— Start —

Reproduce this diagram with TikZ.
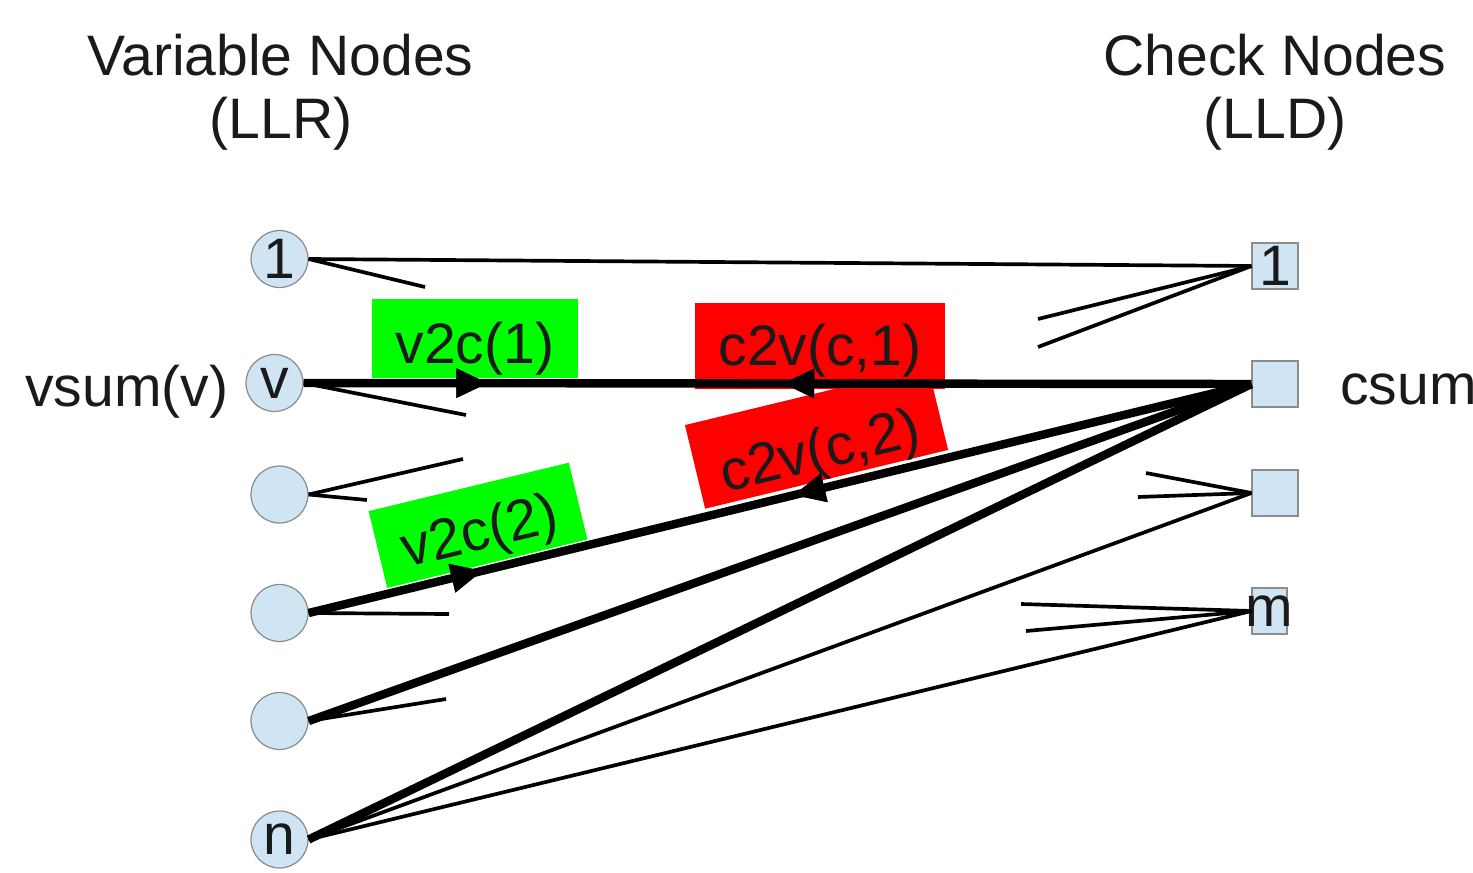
\documentclass[tikz,border=0pt]{standalone}
\usepackage{fontspec}
\setmainfont{Liberation Sans}
\usetikzlibrary{arrows.meta,decorations.markings}
\definecolor{nodefill}{HTML}{CFE5F3}
\definecolor{nodeline}{HTML}{8C8C8C}
\definecolor{txt}{HTML}{1A1A1A}
\definecolor{msggreen}{HTML}{00FF00}
\definecolor{msgred}{HTML}{FF0000}
\begin{document}
\begin{tikzpicture}[x=0.02cm,y=-0.02cm,
  every node/.style={font=\fontsize{32.5}{37}\selectfont, text=txt, inner sep=0pt},
  vnode/.style={circle, draw=nodeline, line width=0.7pt, fill=nodefill, minimum size=1.14cm},
  cnode/.style={rectangle, draw=nodeline, line width=0.7pt, fill=nodefill, minimum width=0.92cm, minimum height=0.92cm},
  thinedge/.style={line width=2.1pt},
  thickedge/.style={line width=4.8pt},
  greenbox/.style={fill=msggreen, minimum width=4.12cm, text height=1.28cm, text depth=0.3cm},
  redbox/.style={fill=msgred, minimum width=5cm, text height=1.24cm, text depth=0.48cm},
  fwdtip/.style={postaction={decorate}, decoration={markings,
     mark=at position #1 with {\arrow{Triangle[length=0.64cm,width=0.54cm]}}}},
  backtip/.style={postaction={decorate}, decoration={markings,
     mark=at position #1 with {\arrowreversed{Triangle[length=0.64cm,width=0.54cm]}}}}
]
\useasboundingbox (0,0) rectangle (1473,872);

% titles
\node[anchor=base] (t1) at (280.5,75) {Variable Nodes};
\node[anchor=base] (t2) at (281,138) {(LLR)};
\node[anchor=base] (t3) at (1275,75) {Check Nodes};
\node[anchor=base] (t4) at (1275,138) {(LLD)};

% message boxes
\node[greenbox] (m1) at (475,338.5) {v2c(1)};
\node[greenbox, rotate=13.6] (m2) at (478,525.3) {v2c(2)};
\node[redbox, rotate=13.6, text height=1.5cm, text depth=0.22cm] (m4) at (816.5,437.5) {c2v(c,2)};
\node[redbox] (m3) at (820,346) {c2v(c,1)};

% variable nodes
\node[vnode] (v1) at (279.5,259) {1};
\node[vnode] (v2) at (274.5,383) {v};
\node[vnode] (v3) at (279.5,494.5) {};
\node[vnode] (v4) at (279.5,613) {};
\node[vnode] (v5) at (279.5,721) {};
\node[vnode] (vn) at (279.5,839.5) {n};

% check nodes
\node[cnode] (c1) at (1275,266) {1};
\node[cnode] (c2) at (1275,384) {};
\node[cnode] (c3) at (1275,493) {};
\node[cnode, minimum width=0.7cm] (cm) at (1269.5,611) {\makebox[0pt]{m}};

% side labels
\node[anchor=base west] (vs) at (25,406) {vsum(v)};
\node[anchor=base west] (cs) at (1340,404) {csum};

% stub end points
\coordinate (s1) at (425,287);
\coordinate (s2) at (466,415);
\coordinate (s3) at (463,459);
\coordinate (s4) at (367,500);
\coordinate (s5) at (449,614);
\coordinate (s6) at (446,699);
\coordinate (s7) at (1038,319);
\coordinate (s8) at (1038,347);
\coordinate (s9) at (1146,473);
\coordinate (s10) at (1138,497);
\coordinate (s11) at (1021,604);
\coordinate (s12) at (1026,631);

% thin edges
\draw[thinedge] (v1.east) -- (c1.west);
\draw[thinedge] (v1.east) -- (s1);
\draw[thinedge] (v2.east) -- (s2);
\draw[thinedge] (v3.east) -- (s3);
\draw[thinedge] (v3.east) -- (s4);
\draw[thinedge] (v4.east) -- (s5);
\draw[thinedge] (v5.east) -- (s6);
\draw[thinedge] (vn.east) -- (c3.west);
\draw[thinedge] (vn.east) -- (cm.west);
\draw[thinedge] (c1.west) -- (s7);
\draw[thinedge] (c1.west) -- (s8);
\draw[thinedge] (c3.west) -- (s9);
\draw[thinedge] (c3.west) -- (s10);
\draw[thinedge] (cm.west) -- (s11);
\draw[thinedge] (cm.west) -- (s12);

% thick edges
\draw[thickedge, fwdtip=0.195, backtip=0.505] (v2.east) -- (c2.west);
\draw[thickedge, fwdtip=0.185, backtip=0.514] (v4.east) -- (c2.west);
\draw[thickedge] (v5.east) -- (c2.west);
\draw[thickedge] (vn.east) -- (c2.west);
\end{tikzpicture}
\end{document}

— End —

■ TASK STATEMENT
Write out the listing word for word, omitting the pictures it holds.

■ TASK RESULT
Reproduce this diagram with TikZ.
\documentclass[tikz,border=0pt]{standalone}
\usepackage{fontspec}
\setmainfont{Liberation Sans}
\usetikzlibrary{arrows.meta,decorations.markings}
\definecolor{nodefill}{HTML}{CFE5F3}
\definecolor{nodeline}{HTML}{8C8C8C}
\definecolor{txt}{HTML}{1A1A1A}
\definecolor{msggreen}{HTML}{00FF00}
\definecolor{msgred}{HTML}{FF0000}
\begin{document}
\begin{tikzpicture}[x=0.02cm,y=-0.02cm,
  every node/.style={font=\fontsize{32.5}{37}\selectfont, text=txt, inner sep=0pt},
  vnode/.style={circle, draw=nodeline, line width=0.7pt, fill=nodefill, minimum size=1.14cm},
  cnode/.style={rectangle, draw=nodeline, line width=0.7pt, fill=nodefill, minimum width=0.92cm, minimum height=0.92cm},
  thinedge/.style={line width=2.1pt},
  thickedge/.style={line width=4.8pt},
  greenbox/.style={fill=msggreen, minimum width=4.12cm, text height=1.28cm, text depth=0.3cm},
  redbox/.style={fill=msgred, minimum width=5cm, text height=1.24cm, text depth=0.48cm},
  fwdtip/.style={postaction={decorate}, decoration={markings,
     mark=at position #1 with {\arrow{Triangle[length=0.64cm,width=0.54cm]}}}},
  backtip/.style={postaction={decorate}, decoration={markings,
     mark=at position #1 with {\arrowreversed{Triangle[length=0.64cm,width=0.54cm]}}}}
]
\useasboundingbox (0,0) rectangle (1473,872);

% titles
\node[anchor=base] (t1) at (280.5,75) {Variable Nodes};
\node[anchor=base] (t2) at (281,138) {(LLR)};
\node[anchor=base] (t3) at (1275,75) {Check Nodes};
\node[anchor=base] (t4) at (1275,138) {(LLD)};

% message boxes
\node[greenbox] (m1) at (475,338.5) {v2c(1)};
\node[greenbox, rotate=13.6] (m2) at (478,525.3) {v2c(2)};
\node[redbox, rotate=13.6, text height=1.5cm, text depth=0.22cm] (m4) at (816.5,437.5) {c2v(c,2)};
\node[redbox] (m3) at (820,346) {c2v(c,1)};

% variable nodes
\node[vnode] (v1) at (279.5,259) {1};
\node[vnode] (v2) at (274.5,383) {v};
\node[vnode] (v3) at (279.5,494.5) {};
\node[vnode] (v4) at (279.5,613) {};
\node[vnode] (v5) at (279.5,721) {};
\node[vnode] (vn) at (279.5,839.5) {n};

% check nodes
\node[cnode] (c1) at (1275,266) {1};
\node[cnode] (c2) at (1275,384) {};
\node[cnode] (c3) at (1275,493) {};
\node[cnode, minimum width=0.7cm] (cm) at (1269.5,611) {\makebox[0pt]{m}};

% side labels
\node[anchor=base west] (vs) at (25,406) {vsum(v)};
\node[anchor=base west] (cs) at (1340,404) {csum};

% stub end points
\coordinate (s1) at (425,287);
\coordinate (s2) at (466,415);
\coordinate (s3) at (463,459);
\coordinate (s4) at (367,500);
\coordinate (s5) at (449,614);
\coordinate (s6) at (446,699);
\coordinate (s7) at (1038,319);
\coordinate (s8) at (1038,347);
\coordinate (s9) at (1146,473);
\coordinate (s10) at (1138,497);
\coordinate (s11) at (1021,604);
\coordinate (s12) at (1026,631);

% thin edges
\draw[thinedge] (v1.east) -- (c1.west);
\draw[thinedge] (v1.east) -- (s1);
\draw[thinedge] (v2.east) -- (s2);
\draw[thinedge] (v3.east) -- (s3);
\draw[thinedge] (v3.east) -- (s4);
\draw[thinedge] (v4.east) -- (s5);
\draw[thinedge] (v5.east) -- (s6);
\draw[thinedge] (vn.east) -- (c3.west);
\draw[thinedge] (vn.east) -- (cm.west);
\draw[thinedge] (c1.west) -- (s7);
\draw[thinedge] (c1.west) -- (s8);
\draw[thinedge] (c3.west) -- (s9);
\draw[thinedge] (c3.west) -- (s10);
\draw[thinedge] (cm.west) -- (s11);
\draw[thinedge] (cm.west) -- (s12);

% thick edges
\draw[thickedge, fwdtip=0.195, backtip=0.505] (v2.east) -- (c2.west);
\draw[thickedge, fwdtip=0.185, backtip=0.514] (v4.east) -- (c2.west);
\draw[thickedge] (v5.east) -- (c2.west);
\draw[thickedge] (vn.east) -- (c2.west);
\end{tikzpicture}
\end{document}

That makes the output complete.